→ Given material:
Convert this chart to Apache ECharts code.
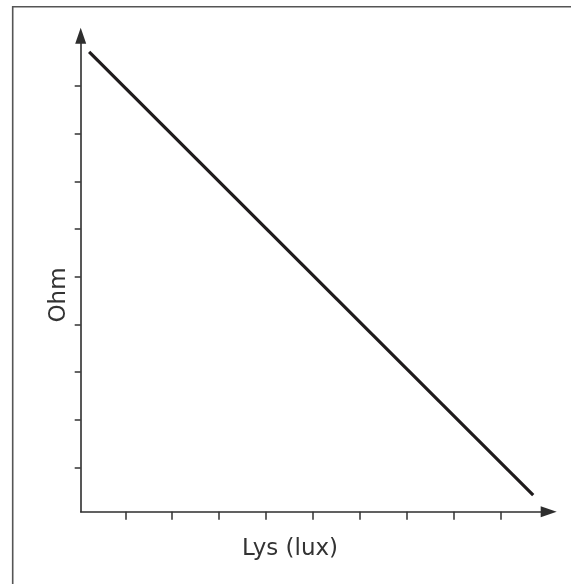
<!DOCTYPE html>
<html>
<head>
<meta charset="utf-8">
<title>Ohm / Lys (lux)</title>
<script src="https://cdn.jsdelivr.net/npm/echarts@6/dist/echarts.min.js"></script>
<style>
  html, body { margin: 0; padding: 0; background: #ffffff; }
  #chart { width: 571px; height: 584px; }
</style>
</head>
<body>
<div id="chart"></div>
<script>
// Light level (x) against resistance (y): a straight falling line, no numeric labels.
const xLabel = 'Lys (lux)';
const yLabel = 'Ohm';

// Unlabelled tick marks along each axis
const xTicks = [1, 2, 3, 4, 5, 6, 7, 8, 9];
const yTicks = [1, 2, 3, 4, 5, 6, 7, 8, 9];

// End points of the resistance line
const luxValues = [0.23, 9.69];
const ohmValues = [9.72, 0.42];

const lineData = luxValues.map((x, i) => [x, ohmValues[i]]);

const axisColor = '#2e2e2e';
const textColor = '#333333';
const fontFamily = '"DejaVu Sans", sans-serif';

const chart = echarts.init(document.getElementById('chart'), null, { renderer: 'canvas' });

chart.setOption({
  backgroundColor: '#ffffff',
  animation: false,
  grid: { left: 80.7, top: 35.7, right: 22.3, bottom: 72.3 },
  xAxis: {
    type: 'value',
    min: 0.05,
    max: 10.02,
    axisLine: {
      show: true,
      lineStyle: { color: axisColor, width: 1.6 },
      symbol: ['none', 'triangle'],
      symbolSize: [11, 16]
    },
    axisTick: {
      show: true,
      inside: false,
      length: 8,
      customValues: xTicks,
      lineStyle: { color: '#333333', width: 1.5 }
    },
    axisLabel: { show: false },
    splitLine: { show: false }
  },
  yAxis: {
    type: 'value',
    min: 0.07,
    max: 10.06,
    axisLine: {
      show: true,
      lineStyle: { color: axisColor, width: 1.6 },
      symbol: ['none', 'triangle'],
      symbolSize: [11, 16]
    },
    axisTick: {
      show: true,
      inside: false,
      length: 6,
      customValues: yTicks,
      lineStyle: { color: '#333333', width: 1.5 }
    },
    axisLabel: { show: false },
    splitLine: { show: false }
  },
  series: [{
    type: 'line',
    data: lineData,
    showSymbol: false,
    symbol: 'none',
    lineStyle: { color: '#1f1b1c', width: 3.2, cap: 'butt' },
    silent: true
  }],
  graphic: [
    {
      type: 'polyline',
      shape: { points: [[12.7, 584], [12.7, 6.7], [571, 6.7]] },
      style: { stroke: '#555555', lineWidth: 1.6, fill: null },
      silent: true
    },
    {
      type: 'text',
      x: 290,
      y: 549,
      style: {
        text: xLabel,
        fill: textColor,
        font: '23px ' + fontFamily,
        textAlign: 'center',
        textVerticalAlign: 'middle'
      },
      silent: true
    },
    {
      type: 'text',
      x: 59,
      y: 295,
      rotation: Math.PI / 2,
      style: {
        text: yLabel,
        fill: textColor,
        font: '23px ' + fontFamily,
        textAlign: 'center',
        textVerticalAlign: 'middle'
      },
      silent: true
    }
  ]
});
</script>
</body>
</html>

→ Task description: Go through the listing above and quote it exactly, apart from its images.

→ Answer to this exercise:
Convert this chart to Apache ECharts code.
<!DOCTYPE html>
<html>
<head>
<meta charset="utf-8">
<title>Ohm / Lys (lux)</title>
<script src="https://cdn.jsdelivr.net/npm/echarts@6/dist/echarts.min.js"></script>
<style>
  html, body { margin: 0; padding: 0; background: #ffffff; }
  #chart { width: 571px; height: 584px; }
</style>
</head>
<body>
<div id="chart"></div>
<script>
// Light level (x) against resistance (y): a straight falling line, no numeric labels.
const xLabel = 'Lys (lux)';
const yLabel = 'Ohm';

// Unlabelled tick marks along each axis
const xTicks = [1, 2, 3, 4, 5, 6, 7, 8, 9];
const yTicks = [1, 2, 3, 4, 5, 6, 7, 8, 9];

// End points of the resistance line
const luxValues = [0.23, 9.69];
const ohmValues = [9.72, 0.42];

const lineData = luxValues.map((x, i) => [x, ohmValues[i]]);

const axisColor = '#2e2e2e';
const textColor = '#333333';
const fontFamily = '"DejaVu Sans", sans-serif';

const chart = echarts.init(document.getElementById('chart'), null, { renderer: 'canvas' });

chart.setOption({
  backgroundColor: '#ffffff',
  animation: false,
  grid: { left: 80.7, top: 35.7, right: 22.3, bottom: 72.3 },
  xAxis: {
    type: 'value',
    min: 0.05,
    max: 10.02,
    axisLine: {
      show: true,
      lineStyle: { color: axisColor, width: 1.6 },
      symbol: ['none', 'triangle'],
      symbolSize: [11, 16]
    },
    axisTick: {
      show: true,
      inside: false,
      length: 8,
      customValues: xTicks,
      lineStyle: { color: '#333333', width: 1.5 }
    },
    axisLabel: { show: false },
    splitLine: { show: false }
  },
  yAxis: {
    type: 'value',
    min: 0.07,
    max: 10.06,
    axisLine: {
      show: true,
      lineStyle: { color: axisColor, width: 1.6 },
      symbol: ['none', 'triangle'],
      symbolSize: [11, 16]
    },
    axisTick: {
      show: true,
      inside: false,
      length: 6,
      customValues: yTicks,
      lineStyle: { color: '#333333', width: 1.5 }
    },
    axisLabel: { show: false },
    splitLine: { show: false }
  },
  series: [{
    type: 'line',
    data: lineData,
    showSymbol: false,
    symbol: 'none',
    lineStyle: { color: '#1f1b1c', width: 3.2, cap: 'butt' },
    silent: true
  }],
  graphic: [
    {
      type: 'polyline',
      shape: { points: [[12.7, 584], [12.7, 6.7], [571, 6.7]] },
      style: { stroke: '#555555', lineWidth: 1.6, fill: null },
      silent: true
    },
    {
      type: 'text',
      x: 290,
      y: 549,
      style: {
        text: xLabel,
        fill: textColor,
        font: '23px ' + fontFamily,
        textAlign: 'center',
        textVerticalAlign: 'middle'
      },
      silent: true
    },
    {
      type: 'text',
      x: 59,
      y: 295,
      rotation: Math.PI / 2,
      style: {
        text: yLabel,
        fill: textColor,
        font: '23px ' + fontFamily,
        textAlign: 'center',
        textVerticalAlign: 'middle'
      },
      silent: true
    }
  ]
});
</script>
</body>
</html>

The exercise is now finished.